Check the raised print - If you run your fingers along a bank note you will feel some raised print, eg on the £20 note in the bottom right corner
Check the metallic thread - there is a metallic thread embedded in every bank note, you should see a continuous dark line when holding the note up against light
Watermarks - Each bank note has a watermark
Use a note-checker pen - If you use a note checker pen on a bank note it should produce an almost transparent mark but when used on a fake note it should produce a dark mark. This is due to a reaction between the pen ink and the paper. This is not very reliable though as there is an easy and well-known method that criminals use to prevent the pens marking the notes. Note checker pens are not suitable for detecting fake polymer bank notes.

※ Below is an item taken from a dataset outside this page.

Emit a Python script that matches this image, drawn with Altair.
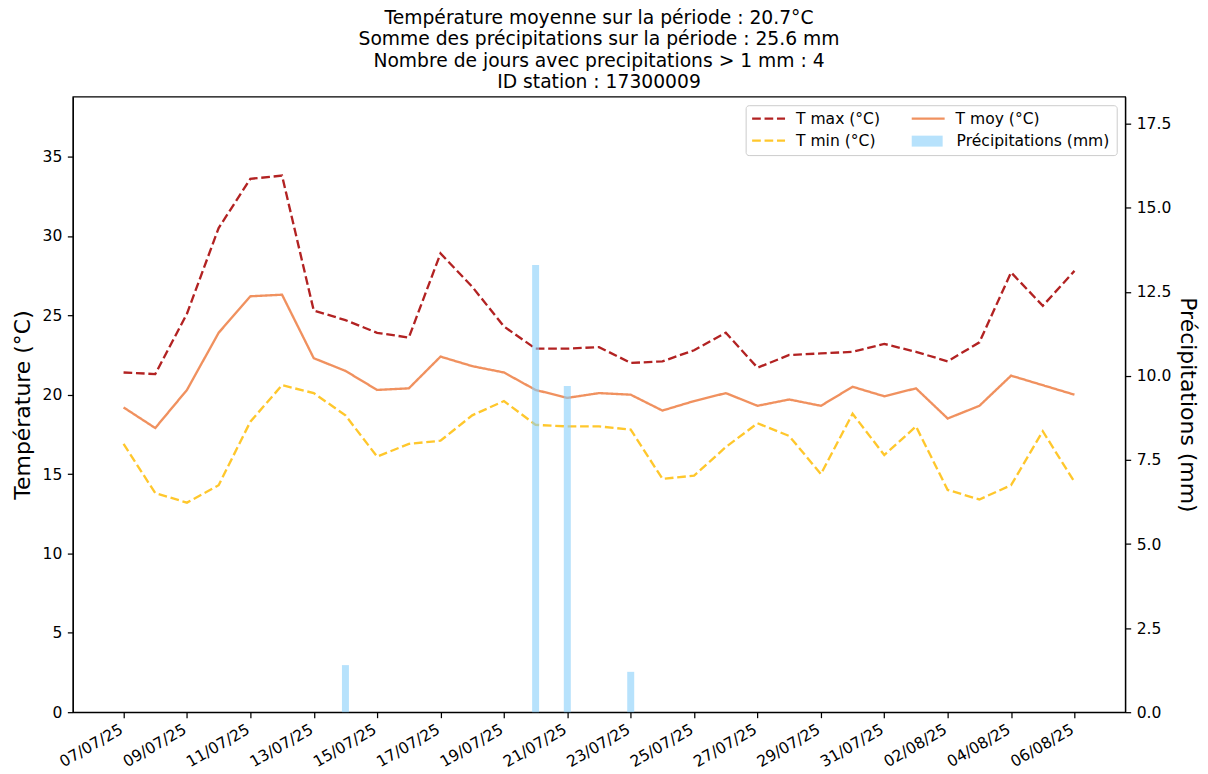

In an ideal world we would advise you use at least 2 or 3 of the above methods.
However in a busy retail environment it is not always possible so the quickest and most reliable method is to use a UV note checker to quickly check for the UV mark and check that the rest of the note stays dull.
The Bank of England advise using UV light with a peak wavelength of 365nm and advise against using LED UV lights as their peak UV wavelength is not 365nm and therefore do not illuminate the UV security features adequately and also cause other parts of the note to fluoresce which often leads to mistakes in checking the notes. There is currently research and development work ongoing to design UV LED's capable of emitting UV light at the correct wavelength - we will update you with any developments on this and we will also stock these when they become available.
All our UV Note Checkers and replacement bulbs emit UV light at a peak wavelength of 365nm.
The Bank of England provide a range of free Bank Note Checking Educational Materials including free printed guides/posters as well as online guides and films.